• Joe Pace

Favorite Fictional Characters, #128: Baron Munchausen


"I'm tired of the world and the world is evidently tired of me."

Hieronymus Karl Frederick Baron von Munchausen, to be precise, the central figure and towering presence in Terry Gilliam's bizarre, wonderful 1988 film. Based loosely on Rudolf Raspe's 18th-century novel, the movie is complete visual spectacle. Gilliam (and some of his fellow Python alums) give free rein to imagination during what was a reportedly brutal production, and the result is strange and colorful and truly enjoyable, if not always comprehensible.

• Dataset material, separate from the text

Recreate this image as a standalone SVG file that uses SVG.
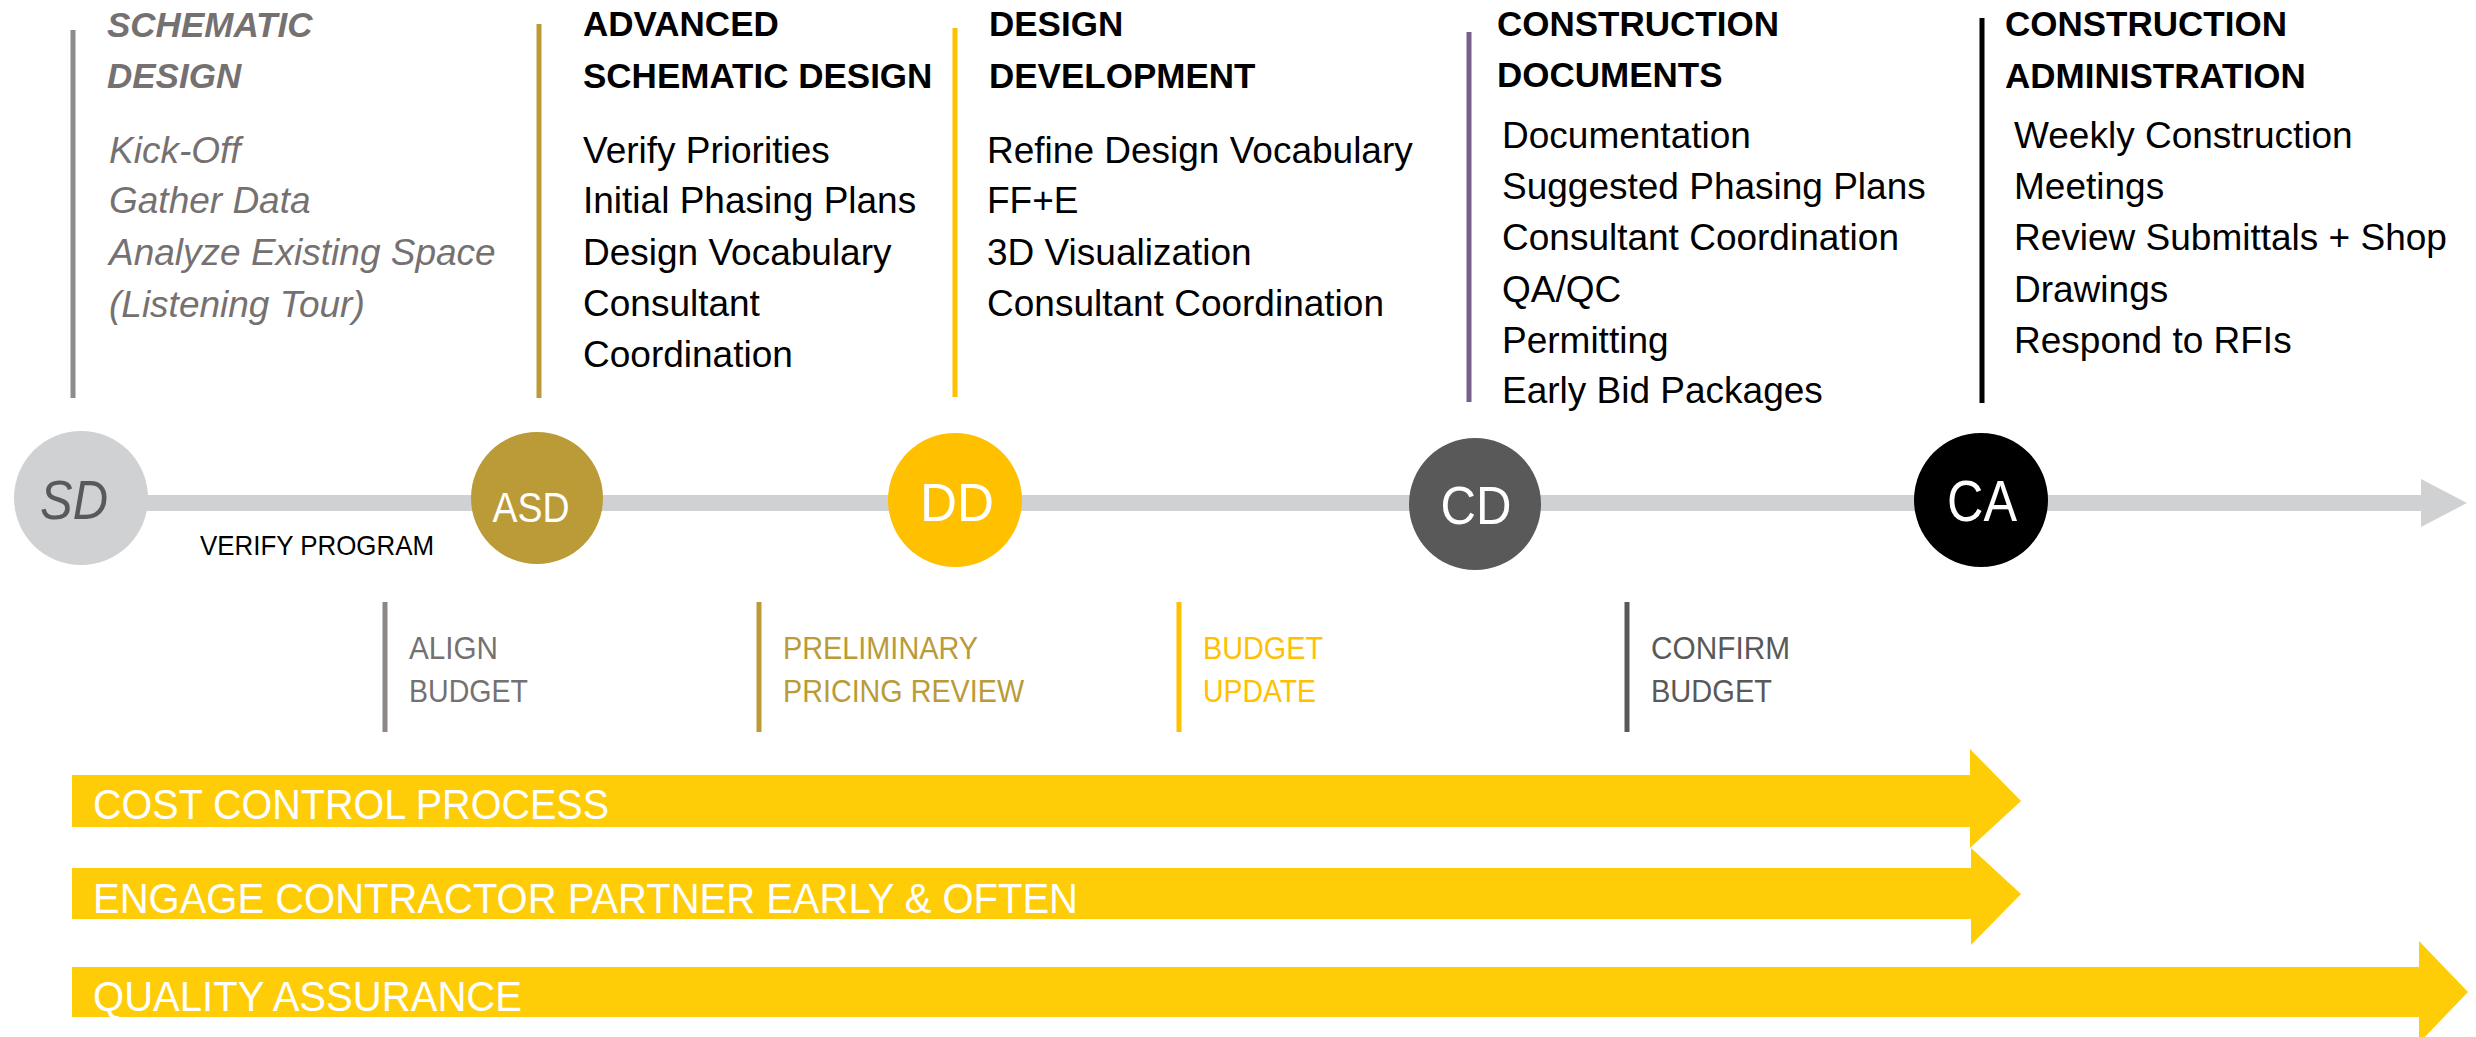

Munchausen himself is a sort of version of the Most Interesting Man Alive, a lightfooted adventurer and doer of gallant deeds, a throwback to a more chivalrous and elegant time, a wooer of ladies and charmer of crowds, with a smile so perfect it actually sparkles as he prances through a fanciful landscape of marvels. We're never quite sure how much of what he tells us about his exploits is true and how much is invented from whole cloth, but it hardly matters. Munchausen is spinning the yarn of his life, and it's a damn good one. In the end, faced with the dual threats of advancing Turks and advancing age, the good baron never submits, drawing on his considerable resources of courage.

The central contrast of the film is whimsical inanity versus the pretentious empiricism of the Age of Reason, the baron's soaring enthusiasm with the dreary everyday. The world wants everything to make sense, to be neatly ordered and thoroughly understood, but Munchausen defies scientific explanation (and often the laws of the physical world), and the world wants no part of it. As Munchausen tells us himself, "Because it's all logic and reason now. Science, progress, laws of hydraulics, laws of social dynamics, laws of this, that, and the other. No place for three-legged cyclops in the South Seas. No place for cucumber trees and oceans of wine. No place for me."

I beg to differ! There's always a place for adventure. I prefer to remember Baron Munchausen by another of his lines: "Your reality, sir, is lies and balderdash and I'm delighted to say that I have no grasp of it whatsoever."